Júlio Machado Vaz também não duvida que a “sociedade sexista” está escancarada neste fenómeno. “É óbvio. Basta ver os comentários e perceber que acham que ela se rebaixou e os tipos tiveram a sorte grande. Se houvesse igualdade entre sexos o que se esperaria era que o primeiro ou segundo homem não quisesse participar no jogo”, argumenta.

Responsabilidades relativamente ao possível crescimento deste tipo de comportamentos? “Os jovens são reflexo dos adultos”, responde Joana Almeida. “Com tanta conquista de direitos de igualdade ao longo dos anos, [este caso] deixa-me triste.”

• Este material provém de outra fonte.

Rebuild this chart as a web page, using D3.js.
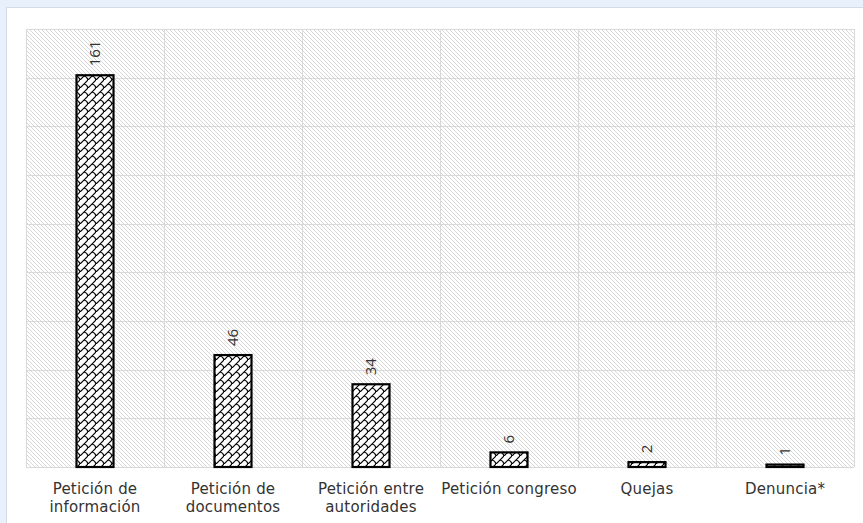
<!DOCTYPE html>
<html><head><meta charset="utf-8">
<script src="https://cdn.jsdelivr.net/npm/d3@7"></script>
<style>html,body{margin:0;padding:0;background:#e8f0fb;}svg{display:block;}</style>
</head><body>
<svg id="chart" width="863" height="523"></svg>
<script>
const categories = [["Petición de","información"],["Petición de","documentos"],["Petición entre","autoridades"],["Petición congreso"],["Quejas"],["Denuncia*"]];
const values = [161, 46, 34, 6, 2, 1];
const yTicks = [0,20,40,60,80,100,120,140,160,180];

const svg = d3.select("#chart");
const W = 863, H = 523;
const m = {left: 26, top: 29, right: 863-854, bottom: 523-467};
const FONT = "'Open Sans', 'Liberation Sans', Arial, sans-serif";
const LFONT = "'DejaVu Sans', 'Open Sans', sans-serif";

const defs = svg.append("defs");
// background hatch
const bg = defs.append("pattern").attr("id","bgHatch").attr("patternUnits","userSpaceOnUse")
  .attr("width",4).attr("height",4);
bg.append("rect").attr("width",4).attr("height",4).attr("fill","#ffffff");
bg.append("path").attr("d","M-1,-1 L5,5 M-1,3 L1,5 M3,-1 L5,1").attr("stroke","#d8d8d8").attr("stroke-width",1);
// diagonal shingle / brick pattern for bars
const sh = defs.append("pattern").attr("id","shingle").attr("patternUnits","userSpaceOnUse")
  .attr("width",8).attr("height",8);
sh.append("rect").attr("width",8).attr("height",8).attr("fill","#ffffff");
sh.append("path")
  .attr("d","M-1,9 L9,-1 M4,4 Q7,4.5 8,8 M-4,4 Q-1,4.5 0,8 M4,-4 Q7,-3.5 8,0 M-4,-4 Q-1,-3.5 0,0")
  .attr("fill","none").attr("stroke","#000").attr("stroke-width",1.2);

// panel
svg.append("rect").attr("x",6.5).attr("y",7.5).attr("width",W).attr("height",H).attr("fill","#fff").attr("stroke","#d5dbe5");

const x = d3.scaleBand().domain(d3.range(categories.length)).range([m.left, W-m.right]).paddingInner(0).paddingOuter(0);
const y = d3.scaleLinear().domain([0,180]).range([H-m.bottom, m.top]);

const g = svg.append("g");
g.append("rect").attr("x",m.left).attr("y",m.top).attr("width",W-m.right-m.left).attr("height",H-m.bottom-m.top).attr("fill","url(#bgHatch)");

// grid
g.append("g").selectAll("line").data(yTicks).join("line")
  .attr("x1",m.left).attr("x2",W-m.right).attr("y1",d=>Math.round(y(d))+0.5).attr("y2",d=>Math.round(y(d))+0.5)
  .attr("stroke","#d9d9d9").attr("stroke-width",1);
const bounds = d3.range(categories.length+1).map(i => i<categories.length ? x(i) : x(categories.length-1)+x.bandwidth());
g.append("g").selectAll("line").data(bounds).join("line")
  .attr("x1",d=>Math.round(d)+0.5).attr("x2",d=>Math.round(d)+0.5).attr("y1",m.top).attr("y2",H-m.bottom)
  .attr("stroke","#d9d9d9").attr("stroke-width",1);

const bw = 37;
g.append("g").selectAll("rect").data(values).join("rect")
  .attr("x",(d,i)=>x(i)+x.bandwidth()/2-bw/2).attr("width",bw)
  .attr("y",d=>y(d)).attr("height",d=>y(0)-y(d))
  .attr("fill","url(#shingle)").attr("stroke","#000").attr("stroke-width",2.2);

g.append("g").selectAll("text").data(values).join("text")
  .attr("transform",(d,i)=>`translate(${x(i)+x.bandwidth()/2},${y(d)-9}) rotate(-90)`)
  .attr("text-anchor","start").attr("dy","0.36em")
  .attr("font-family",FONT).attr("font-size",15).attr("fill","#333")
  .text(d=>d);

const lab = g.append("g").selectAll("text").data(categories).join("text")
  .attr("x",(d,i)=>x(i)+x.bandwidth()/2).attr("y",494)
  .attr("text-anchor","middle").attr("font-family",LFONT).attr("font-size",15)
  .attr("letter-spacing",0.2).attr("fill","#333");
lab.selectAll("tspan").data(d=>d).join("tspan")
  .attr("x",function(){return d3.select(this.parentNode).attr("x");})
  .attr("dy",(d,j)=>j===0?0:18).text(d=>d);
</script>
</body></html>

Há, no entanto, algo que falha na formação da jovem britânica, acredita o psiquiatra: “Seguramente alguém que se rebaixa a este ponto foi alguém que não teve ou não foi capaz de absorver valores de dignidade, nem sequer são sexuais. É alguém que não consegue fazer com que os outros a respeitem e que não se respeita.”

A socióloga do Centro de Estudos Sociais de Coimbra, Ana Cristina Santos, recusa analisar o assunto por essa perspectiva. “O que me causa perplexidade é a reacção a este evento e não o evento. Em nenhum momento vi um comentário a pensar na segurança desta mulher, sobre o que terá acontecido depois de participar nesta actividade. Ela não é ouvida e é vista como um objecto”, lamenta, recordando as profundas marcas psicológicas que um evento deste género pode deixar numa jovem: “Quando uma pessoa é objecto de tanta crítica acaba por as assumir como verdadeiras e incorporá-las na sua identidade. Acha que não tem saída.” A psicóloga Joana Almeida acredita que as consequências dependem das “fragilidades emocionais” já existentes. “No futuro pode ser uma arma contra ela e ter consequências para a auto-estima”, acrescenta. 

Este caso, conclui a socióloga Ana Cristina Santos, deve pôr-nos a pensar sobre assuntos que foram quase totalmente ignorados nas notícias que circularam nos últimos dias e nos comentários online, como “a célebre ausência de educação sexual” ou “a menorização destes temas em meio familiar”.